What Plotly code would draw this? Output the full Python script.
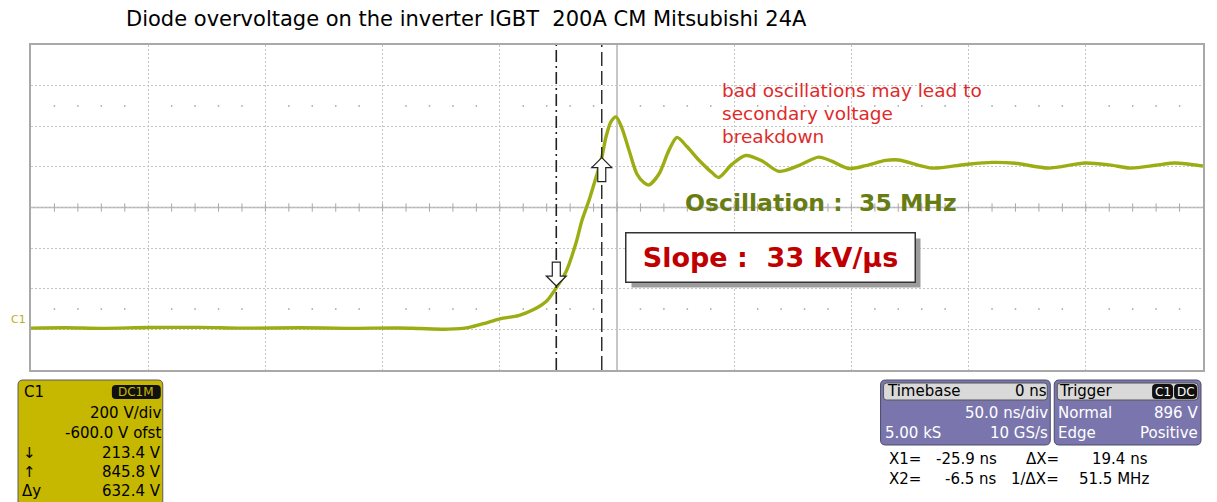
import plotly.graph_objects as go

# scope settings
ns_per_div = 50
v_per_div = 200
v_offset = -600
trigger_level = 896
x_cursors = [-25.9, -6.5]
y_cursors = [213.4, 845.8]

# trace (ns, V)
t_ns = [-250, -235, -220, -200, -178, -160, -135, -115, -93, -84,
        -72, -63, -57, -50, -42, -36, -30, -25.9, -21.7, -17.5,
        -14.9, -11.9, -8.9, -6.5, -4.7, -2.6, -0.4, 2.1, 5.1, 8.5,
        11.5, 13.6, 17.9, 22.1, 25.6, 29.8, 34.9, 40.5, 43.4, 49.0,
        54.9, 61.8, 69.0, 77.5, 86.0, 91.6, 98.8, 106.1, 114.6, 120.1,
        134.2, 148.6, 160, 169.9, 184.0, 199.7, 210, 219.3, 230, 238.1, 250]
v_volts = [6, 8, 5, 9, 10, 6, 8, 5, 7, 4,
           1, 10, 28, 52, 68, 95, 140, 205, 285, 425,
           538, 637, 750, 846, 947, 1021, 1046, 991, 883, 765,
           722, 711, 765, 880, 945, 900, 834, 772, 748, 812,
           856, 830, 778, 806, 848, 828, 792, 806, 832, 834,
           794, 812, 822, 818, 794, 819, 810, 794, 808, 819, 804]

W, H = 1209, 494
OX, OY = 8, 8          # page margin of the html body
L, R, T, B = 23, 12, 37, 132
PW, PH = W - L - R, H - T - B

FONT = "DejaVu Sans, Verdana, sans-serif"
TRACE = "#9cad14"
GRID = "#c4c4c4"


def px(x):
    return (x - OX - L) / PW


def py(y):
    return (H - B - (y - OY)) / PH


def rrect(x0, y0, x1, y1, r):
    pts = [("M", x0 + r, y0), ("L", x1 - r, y0), ("Q", x1, y0, x1, y0 + r),
           ("L", x1, y1 - r), ("Q", x1, y1, x1 - r, y1), ("L", x0 + r, y1),
           ("Q", x0, y1, x0, y1 - r), ("L", x0, y0 + r), ("Q", x0, y0, x0 + r, y0)]
    s = ""
    for p in pts:
        vals = p[1:]
        coords = [f"{px(vals[i]):.5f},{py(vals[i+1]):.5f}" for i in range(0, len(vals), 2)]
        s += p[0] + " " + " ".join(coords) + " "
    return s + "Z"


x_range = [-5 * ns_per_div, 5 * ns_per_div]
y_center = -v_offset
y_range = [y_center - 4 * v_per_div, y_center + 4 * v_per_div]

fig = go.Figure()

# centre cross tick marks and dot rows
minor = [x_range[0] + i * ns_per_div / 5 for i in range(1, 50)]
fig.add_trace(go.Scatter(x=minor, y=[y_center] * len(minor), mode="markers",
                         marker=dict(symbol="line-ns", size=6, line=dict(color="#a8a8a8", width=1)),
                         hoverinfo="skip", showlegend=False))
dots = [m for m in minor if abs(m / ns_per_div - round(m / ns_per_div)) > 1e-6]
for yy in [y_center - 2.5 * v_per_div, y_center + 2.5 * v_per_div]:
    fig.add_trace(go.Scatter(x=dots, y=[yy] * len(dots), mode="markers",
                             marker=dict(symbol="square", size=1.5, color="#a0a0a0"),
                             hoverinfo="skip", showlegend=False))

fig.add_trace(go.Scatter(x=t_ns, y=v_volts, mode="lines",
                         line=dict(color=TRACE, width=3.4, shape="spline", smoothing=0.8),
                         hoverinfo="skip", showlegend=False))

shapes = []
# centre lines
shapes.append(dict(type="line", xref="x", yref="paper", x0=0, x1=0, y0=0, y1=1,
                   line=dict(color="#b4b4b4", width=1.5), layer="below"))
shapes.append(dict(type="line", xref="paper", yref="y", x0=0, x1=1, y0=y_center, y1=y_center,
                   line=dict(color="#b4b4b4", width=1.5), layer="below"))
# cursors
shapes.append(dict(type="line", xref="x", yref="paper", x0=x_cursors[0], x1=x_cursors[0], y0=0, y1=1,
                   line=dict(color="#222222", width=1.6, dash="12px,4px,2px,4px")))
shapes.append(dict(type="line", xref="x", yref="paper", x0=x_cursors[1], x1=x_cursors[1], y0=0, y1=1,
                   line=dict(color="#222222", width=1.4, dash="14px,5px")))
# hollow cursor arrows (pixel sized, anchored at the cursor points)
shapes.append(dict(type="path", xref="x", yref="y", xsizemode="pixel", ysizemode="pixel",
                   xanchor=x_cursors[0], yanchor=y_cursors[0],
                   path="M 0,0 L -10,10 L -4,10 L -4,24 L 4,24 L 4,10 L 10,10 Z",
                   fillcolor="white", line=dict(color="#222222", width=1.2)))
shapes.append(dict(type="path", xref="x", yref="y", xsizemode="pixel", ysizemode="pixel",
                   xanchor=x_cursors[1], yanchor=y_cursors[1],
                   path="M 0,0 L -10,-10 L -4,-10 L -4,-24 L 4,-24 L 4,-10 L 10,-10 Z",
                   fillcolor="white", line=dict(color="#222222", width=1.2)))
# trigger position marker and trigger level marker
shapes.append(dict(type="path", xref="x", yref="y", xsizemode="pixel", ysizemode="pixel",
                   xanchor=0, yanchor=y_range[0],
                   path="M 0,-3 L -6,-14 L 6,-14 Z", fillcolor=TRACE, line=dict(width=0)))
shapes.append(dict(type="path", xref="x", yref="y", xsizemode="pixel", ysizemode="pixel",
                   xanchor=x_range[1], yanchor=trigger_level,
                   path="M 2,0 L 9,6 L 14,6 L 14,-6 L 9,-6 Z", fillcolor=TRACE, line=dict(width=0)))
# ground marker
shapes.append(dict(type="line", xref="x", yref="y", xsizemode="pixel",
                   xanchor=x_range[0], x0=-17, x1=0, y0=0, y1=0,
                   line=dict(color=TRACE, width=3)))

# info panels
shapes.append(dict(type="path", xref="paper", yref="paper", path=rrect(18, 380, 163, 512, 5),
                   fillcolor="#c6b700", line=dict(color="#5a5a5a", width=1)))
shapes.append(dict(type="path", xref="paper", yref="paper", path=rrect(112, 385, 161, 399, 4),
                   fillcolor="#111111", line=dict(width=0)))
shapes.append(dict(type="path", xref="paper", yref="paper", path=rrect(882, 380, 1052, 445, 5),
                   fillcolor="#7a76ad", line=dict(color="#4a4a6a", width=1)))
shapes.append(dict(type="path", xref="paper", yref="paper", path=rrect(885, 383, 1049, 400, 3),
                   fillcolor="#d9d9d9", line=dict(color="#555555", width=1)))
shapes.append(dict(type="path", xref="paper", yref="paper", path=rrect(1056, 380, 1203, 445, 5),
                   fillcolor="#7a76ad", line=dict(color="#4a4a6a", width=1)))
shapes.append(dict(type="path", xref="paper", yref="paper", path=rrect(1059, 383, 1200, 400, 3),
                   fillcolor="#d9d9d9", line=dict(color="#555555", width=1)))
shapes.append(dict(type="path", xref="paper", yref="paper", path=rrect(1154, 384, 1175, 399, 4),
                   fillcolor="#111111", line=dict(width=0)))
shapes.append(dict(type="path", xref="paper", yref="paper", path=rrect(1176, 384, 1199, 399, 4),
                   fillcolor="#111111", line=dict(width=0)))

ann = []


def text(x, y, s, size=15, color="black", anchor="left", bold=False):
    ann.append(dict(xref="paper", yref="paper", x=px(x), y=py(y), text=f"<b>{s}</b>" if bold else s,
                    showarrow=False, xanchor=anchor, yanchor="middle",
                    font=dict(family=FONT, size=size, color=color)))


text(124, 19, "Diode overvoltage on the inverter IGBT&nbsp;&nbsp;200A CM Mitsubishi 24A", size=21)
red_lines = ["bad oscillations may lead to", "secondary voltage", "breakdown"]
for i, line in enumerate(red_lines):
    text(721, 91 + i * 22.5, line, size=18.5, color="#e02a2a")
text(684, 203, "Oscillation :&nbsp;&nbsp;35 MHz", size=23.5, color="#687c14", bold=True)
slope_txt = "<b>Slope :&nbsp;&nbsp;33 kV/µs</b>"
ann.append(dict(xref="paper", yref="paper", x=px(772), y=py(257.5), text=slope_txt, showarrow=False,
                xshift=5, yshift=-5, width=286, height=46, bgcolor="#9c9c9c", borderpad=1,
                font=dict(family=FONT, size=27, color="#9c9c9c")))
ann.append(dict(xref="paper", yref="paper", x=px(772), y=py(257.5), text=slope_txt, showarrow=False,
                width=286, height=46, bgcolor="white", bordercolor="#333333", borderwidth=1.5, borderpad=1,
                font=dict(family=FONT, size=27, color="#c00000")))

# ground label
ann.append(dict(xref="x", yref="y", x=x_range[0], y=0, text="C1", showarrow=False,
                xanchor="right", yanchor="bottom", xshift=-3, yshift=1,
                font=dict(family=FONT, size=11, color="#b8b020")))

# C1 panel
text(22, 392, "C1", size=15)
text(136.5, 392, "DC1M", size=12, color="#c6b700", anchor="center")
text(163, 413, "200 V/div", anchor="right")
text(163, 433, "-600.0 V ofst", anchor="right")
text(163, 453, f"{y_cursors[0]:.1f} V", anchor="right")
text(163, 472, f"{y_cursors[1]:.1f} V", anchor="right")
text(163, 491, f"{y_cursors[1] - y_cursors[0]:.1f} V", anchor="right")
text(21, 453, "↓")
text(21, 472, "↑")
text(20, 491, "Δy")

# timebase / trigger panels
text(886, 391, "Timebase")
text(1051, 391, "0 ns", anchor="right")
text(1052, 413, f"{ns_per_div:.1f} ns/div", color="white", anchor="right")
text(884, 433, "5.00 kS", color="white")
text(1052, 433, "10 GS/s", color="white", anchor="right")
text(1059, 391, "Trigger")
text(1164.5, 391.5, "C1", size=12, color="white", anchor="center")
text(1187.5, 391.5, "DC", size=12, color="white", anchor="center")
text(1058, 413, "Normal", color="white")
text(1202, 413, f"{trigger_level} V", color="white", anchor="right")
text(1058, 433, "Edge", color="white")
text(1202, 433, "Positive", color="white", anchor="right")

# cursor readout
dx = x_cursors[1] - x_cursors[0]
text(888, 459, "X1=")
text(1001, 459, f"{x_cursors[0]:.1f} ns", anchor="right")
text(1063, 459, "ΔX=", anchor="right")
text(1152, 459, f"{dx:.1f} ns", anchor="right")
text(888, 479, "X2=")
text(1001, 479, f"{x_cursors[1]:.1f} ns", anchor="right")
text(1063, 479, "1/ΔX=", anchor="right")
text(1153, 479, f"{1000 / dx:.1f} MHz", anchor="right")

fig.update_layout(
    width=W, height=H,
    margin=dict(l=L, r=R, t=T, b=B),
    paper_bgcolor="white", plot_bgcolor="white",
    shapes=shapes, annotations=ann,
    xaxis=dict(range=x_range, dtick=ns_per_div, tick0=0, showticklabels=False, ticks="",
               showgrid=True, gridcolor=GRID, griddash="2px,2px", gridwidth=1, zeroline=False,
               showline=True, mirror=True, linecolor="#a9a9a9", linewidth=2),
    yaxis=dict(range=y_range, dtick=v_per_div, tick0=0, showticklabels=False, ticks="",
               showgrid=True, gridcolor=GRID, griddash="2px,2px", gridwidth=1, zeroline=False,
               showline=True, mirror=True, linecolor="#a9a9a9", linewidth=2),
)

fig.write_html("out.html")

+++

- Exercise details
Without the pictures, please reproduce each line of the listing above exactly, from the first one through the line bearing "y_cursors = [213.4, 845.8]".

- Output
What Plotly code would draw this? Output the full Python script.
import plotly.graph_objects as go

# scope settings
ns_per_div = 50
v_per_div = 200
v_offset = -600
trigger_level = 896
x_cursors = [-25.9, -6.5]
y_cursors = [213.4, 845.8]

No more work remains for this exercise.